False Positive Bans Hammering User Engagement
It's obvious that Ingress is losing user engagement -- portals standing for weeks in formerly high-turnover areas, huge swaths of dense gray even during the past deploy challenge, the noticeable drop in IFS participation after Redacted was retired (FevGames just started publishing stats, many thanks to them), fewer and lower-attendance farms in formerly high-participation areas, etc.
One thing that I've seen in my local area, though, is the huge hit to player motivation that even a few false positive bans of long-time legitimate players can cause.
I know that spoofing and cheating are huge problems, but false positives are also demoralizing. From an algorithmic perspective it probably seems wonderful -- send players A and B a letter accusing them of being the same person, player A quits, player B scales back their activity.... but that ignores the possibility that two legitimate players were unfairly accused and now a whole community is feeling the effects. Two less people to make 8. Two less people to have dinner with. Two more stories to make people question their commitment to the game. One less person to complain about attending farms with the volume turned up on the game. (Well, OK, maybe not that. But you know who you are and I miss you.) Two less people to keep the game interesting for the other faction.

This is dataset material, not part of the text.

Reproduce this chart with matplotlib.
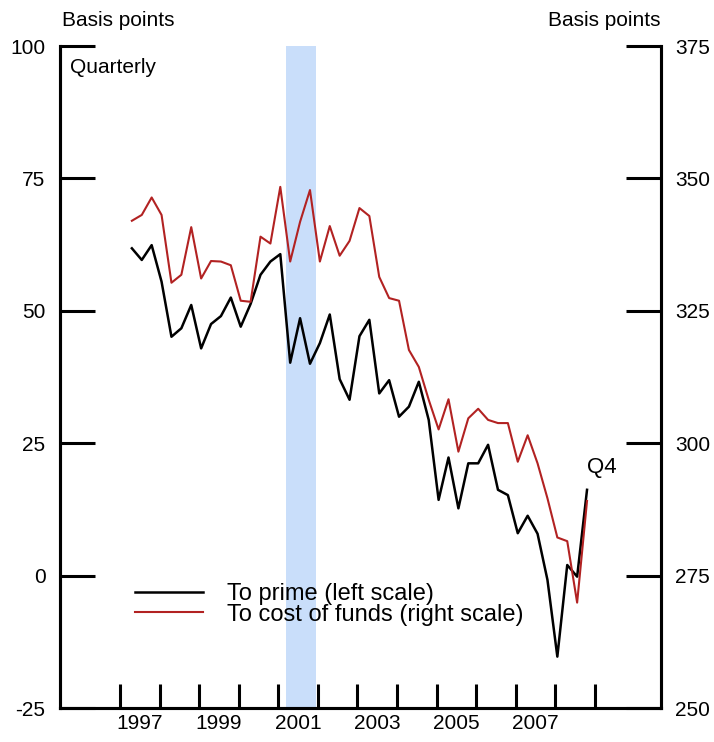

Among many other things, it reduces the interest of players in spending money on the game, (There was a case i my area, admittedly a few years ago, where an iOS player bought a character badge, fired up Ingress on their VPN-ed work Android phone to redeem it, and got permanently banned on the spot.)
I know that transparency about abuse systems mostly just helps the cheaters (I used to work on spam detection...), but is there anything you can say to reassure the user community that things will get better?